--- start Recorded data ---
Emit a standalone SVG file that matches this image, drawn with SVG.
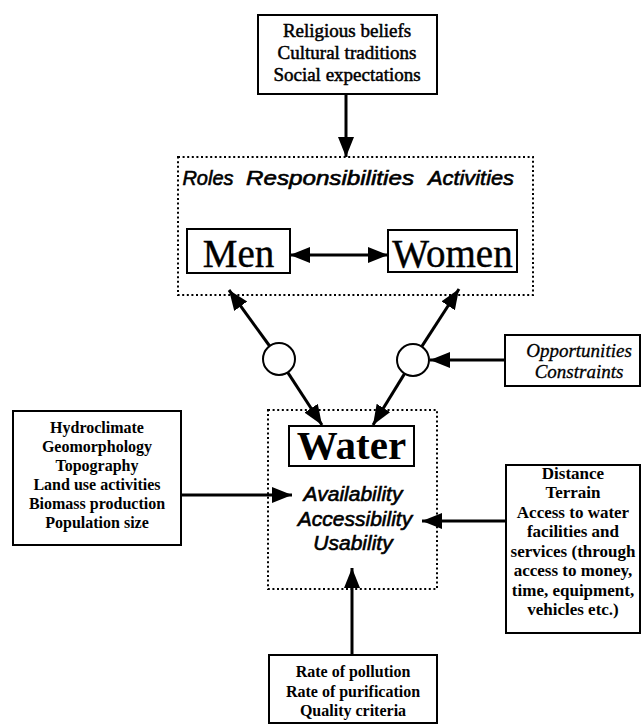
<svg xmlns="http://www.w3.org/2000/svg" width="642" height="725" viewBox="0 0 642 725">
<defs>
<marker id="ah" markerUnits="userSpaceOnUse" markerWidth="22" markerHeight="18" refX="20" refY="8" orient="auto-start-reverse">
<path d="M0,0 L20,8 L0,16 z" fill="#000"/>
</marker>
<style>
.box{fill:#fff;stroke:#000;stroke-width:2}
.dot{fill:none;stroke:#000;stroke-width:2;stroke-dasharray:2 2.6}
.circ{fill:#fff;stroke:#000;stroke-width:2}
.con{stroke:#000;stroke-width:3;fill:none;marker-end:url(#ah)}
.ser{font-family:"Liberation Serif","Times New Roman",serif;fill:#000;text-anchor:middle}
.sb{font-weight:bold}
.it{font-style:italic}
.ital{font-family:"Liberation Sans",Arial,sans-serif;font-style:italic;fill:#000;text-anchor:middle;stroke:#000;stroke-width:0.6}
</style>
</defs>
<rect width="642" height="725" fill="#fff"/>

<g id="beliefs">
<rect class="box" x="258" y="15" width="179" height="79"/>
<text class="ser" font-size="19" x="347" y="37" stroke="#000" stroke-width="0.5">Religious beliefs</text>
<text class="ser" font-size="19" x="347" y="59" stroke="#000" stroke-width="0.5">Cultural traditions</text>
<text class="ser" font-size="19" x="347" y="81" stroke="#000" stroke-width="0.5">Social expectations</text>
</g>

<g id="roles">
<rect class="dot" x="178" y="157" width="355" height="138"/>
<text class="ital" font-size="20" x="208" y="185">Roles</text>
<text class="ital" font-size="20" x="330" y="185" textLength="168" lengthAdjust="spacingAndGlyphs">Responsibilities</text>
<text class="ital" font-size="20" x="471" y="185" textLength="86" lengthAdjust="spacingAndGlyphs">Activities</text>
</g>

<g id="men">
<rect class="box" x="187" y="229" width="103" height="44"/>
<text class="ser" font-size="39" x="238.5" y="267" stroke="#000" stroke-width="0.4">Men</text>
</g>

<g id="women">
<rect class="box" x="388" y="230" width="129" height="42"/>
<text class="ser" font-size="39" x="452.5" y="267" stroke="#000" stroke-width="0.4">Women</text>
</g>

<g id="circle-left">
<circle class="circ" cx="279" cy="359" r="16"/>
</g>

<g id="circle-right">
<circle class="circ" cx="413" cy="360" r="16"/>
</g>

<g id="opportunities">
<rect class="box" x="505" y="335" width="135" height="51"/>
<text class="ser it" font-size="19" x="579" y="357" stroke="#000" stroke-width="0.3">Opportunities</text>
<text class="ser it" font-size="19" x="579" y="378" stroke="#000" stroke-width="0.3">Constraints</text>
</g>

<g id="water">
<rect class="dot" x="268" y="410" width="169" height="179"/>
<rect class="box" x="289" y="426" width="125" height="40"/>
<text class="ser sb" font-size="41" x="351.5" y="459">Water</text>
<text class="ital" font-size="21" x="353" y="501">Availability</text>
<text class="ital" font-size="21" x="355" y="526">Accessibility</text>
<text class="ital" font-size="21" x="353" y="550">Usability</text>
</g>

<g id="environment">
<rect class="box" x="13" y="411" width="168" height="134"/>
<text class="ser sb" font-size="16" x="97" y="433">Hydroclimate</text>
<text class="ser sb" font-size="16" x="97" y="452">Geomorphology</text>
<text class="ser sb" font-size="16" x="97" y="471">Topography</text>
<text class="ser sb" font-size="16" x="97" y="490">Land use activities</text>
<text class="ser sb" font-size="16" x="97" y="509">Biomass production</text>
<text class="ser sb" font-size="16" x="97" y="528">Population size</text>
</g>

<g id="access">
<rect class="box" x="506" y="465" width="134" height="168"/>
<text class="ser sb" font-size="17" x="573" y="479">Distance</text>
<text class="ser sb" font-size="17" x="573" y="498">Terrain</text>
<text class="ser sb" font-size="17" x="573" y="518">Access to water</text>
<text class="ser sb" font-size="17" x="573" y="537">facilities and</text>
<text class="ser sb" font-size="17" x="573" y="557">services (through</text>
<text class="ser sb" font-size="17" x="573" y="576">access to money,</text>
<text class="ser sb" font-size="17" x="573" y="596">time, equipment,</text>
<text class="ser sb" font-size="17" x="573" y="615">vehicles etc.)</text>
</g>

<g id="quality">
<rect class="box" x="269" y="655" width="168" height="68"/>
<text class="ser sb" font-size="16" x="353" y="677">Rate of pollution</text>
<text class="ser sb" font-size="16" x="353" y="697">Rate of purification</text>
<text class="ser sb" font-size="16" x="353" y="716">Quality criteria</text>
</g>

<g id="connectors">
<line class="con" x1="346" y1="94" x2="346" y2="157"/>
<line class="con" x1="290" y1="255" x2="388" y2="255" style="marker-start:url(#ah)"/>
<line class="con" x1="269.6" y1="346" x2="229" y2="290"/>
<line class="con" x1="421.7" y1="346.6" x2="459" y2="289"/>
<line class="con" x1="287.7" y1="372.4" x2="322" y2="425"/>
<line class="con" x1="404.6" y1="373.6" x2="373" y2="425"/>
<line class="con" x1="505" y1="360" x2="430" y2="360"/>
<line class="con" x1="181" y1="495" x2="292" y2="495"/>
<line class="con" x1="506" y1="521" x2="422" y2="521"/>
<line class="con" x1="352" y1="655" x2="352" y2="568"/>
</g>
</svg>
--- end Recorded data ---
Problem to work on –
Produce an exact copy of each line of data, skipping embedded images.

Expected answer –
Emit a standalone SVG file that matches this image, drawn with SVG.
<svg xmlns="http://www.w3.org/2000/svg" width="642" height="725" viewBox="0 0 642 725">
<defs>
<marker id="ah" markerUnits="userSpaceOnUse" markerWidth="22" markerHeight="18" refX="20" refY="8" orient="auto-start-reverse">
<path d="M0,0 L20,8 L0,16 z" fill="#000"/>
</marker>
<style>
.box{fill:#fff;stroke:#000;stroke-width:2}
.dot{fill:none;stroke:#000;stroke-width:2;stroke-dasharray:2 2.6}
.circ{fill:#fff;stroke:#000;stroke-width:2}
.con{stroke:#000;stroke-width:3;fill:none;marker-end:url(#ah)}
.ser{font-family:"Liberation Serif","Times New Roman",serif;fill:#000;text-anchor:middle}
.sb{font-weight:bold}
.it{font-style:italic}
.ital{font-family:"Liberation Sans",Arial,sans-serif;font-style:italic;fill:#000;text-anchor:middle;stroke:#000;stroke-width:0.6}
</style>
</defs>
<rect width="642" height="725" fill="#fff"/>

<g id="beliefs">
<rect class="box" x="258" y="15" width="179" height="79"/>
<text class="ser" font-size="19" x="347" y="37" stroke="#000" stroke-width="0.5">Religious beliefs</text>
<text class="ser" font-size="19" x="347" y="59" stroke="#000" stroke-width="0.5">Cultural traditions</text>
<text class="ser" font-size="19" x="347" y="81" stroke="#000" stroke-width="0.5">Social expectations</text>
</g>

<g id="roles">
<rect class="dot" x="178" y="157" width="355" height="138"/>
<text class="ital" font-size="20" x="208" y="185">Roles</text>
<text class="ital" font-size="20" x="330" y="185" textLength="168" lengthAdjust="spacingAndGlyphs">Responsibilities</text>
<text class="ital" font-size="20" x="471" y="185" textLength="86" lengthAdjust="spacingAndGlyphs">Activities</text>
</g>

<g id="men">
<rect class="box" x="187" y="229" width="103" height="44"/>
<text class="ser" font-size="39" x="238.5" y="267" stroke="#000" stroke-width="0.4">Men</text>
</g>

<g id="women">
<rect class="box" x="388" y="230" width="129" height="42"/>
<text class="ser" font-size="39" x="452.5" y="267" stroke="#000" stroke-width="0.4">Women</text>
</g>

<g id="circle-left">
<circle class="circ" cx="279" cy="359" r="16"/>
</g>

<g id="circle-right">
<circle class="circ" cx="413" cy="360" r="16"/>
</g>

<g id="opportunities">
<rect class="box" x="505" y="335" width="135" height="51"/>
<text class="ser it" font-size="19" x="579" y="357" stroke="#000" stroke-width="0.3">Opportunities</text>
<text class="ser it" font-size="19" x="579" y="378" stroke="#000" stroke-width="0.3">Constraints</text>
</g>

<g id="water">
<rect class="dot" x="268" y="410" width="169" height="179"/>
<rect class="box" x="289" y="426" width="125" height="40"/>
<text class="ser sb" font-size="41" x="351.5" y="459">Water</text>
<text class="ital" font-size="21" x="353" y="501">Availability</text>
<text class="ital" font-size="21" x="355" y="526">Accessibility</text>
<text class="ital" font-size="21" x="353" y="550">Usability</text>
</g>

<g id="environment">
<rect class="box" x="13" y="411" width="168" height="134"/>
<text class="ser sb" font-size="16" x="97" y="433">Hydroclimate</text>
<text class="ser sb" font-size="16" x="97" y="452">Geomorphology</text>
<text class="ser sb" font-size="16" x="97" y="471">Topography</text>
<text class="ser sb" font-size="16" x="97" y="490">Land use activities</text>
<text class="ser sb" font-size="16" x="97" y="509">Biomass production</text>
<text class="ser sb" font-size="16" x="97" y="528">Population size</text>
</g>

<g id="access">
<rect class="box" x="506" y="465" width="134" height="168"/>
<text class="ser sb" font-size="17" x="573" y="479">Distance</text>
<text class="ser sb" font-size="17" x="573" y="498">Terrain</text>
<text class="ser sb" font-size="17" x="573" y="518">Access to water</text>
<text class="ser sb" font-size="17" x="573" y="537">facilities and</text>
<text class="ser sb" font-size="17" x="573" y="557">services (through</text>
<text class="ser sb" font-size="17" x="573" y="576">access to money,</text>
<text class="ser sb" font-size="17" x="573" y="596">time, equipment,</text>
<text class="ser sb" font-size="17" x="573" y="615">vehicles etc.)</text>
</g>

<g id="quality">
<rect class="box" x="269" y="655" width="168" height="68"/>
<text class="ser sb" font-size="16" x="353" y="677">Rate of pollution</text>
<text class="ser sb" font-size="16" x="353" y="697">Rate of purification</text>
<text class="ser sb" font-size="16" x="353" y="716">Quality criteria</text>
</g>

<g id="connectors">
<line class="con" x1="346" y1="94" x2="346" y2="157"/>
<line class="con" x1="290" y1="255" x2="388" y2="255" style="marker-start:url(#ah)"/>
<line class="con" x1="269.6" y1="346" x2="229" y2="290"/>
<line class="con" x1="421.7" y1="346.6" x2="459" y2="289"/>
<line class="con" x1="287.7" y1="372.4" x2="322" y2="425"/>
<line class="con" x1="404.6" y1="373.6" x2="373" y2="425"/>
<line class="con" x1="505" y1="360" x2="430" y2="360"/>
<line class="con" x1="181" y1="495" x2="292" y2="495"/>
<line class="con" x1="506" y1="521" x2="422" y2="521"/>
<line class="con" x1="352" y1="655" x2="352" y2="568"/>
</g>
</svg>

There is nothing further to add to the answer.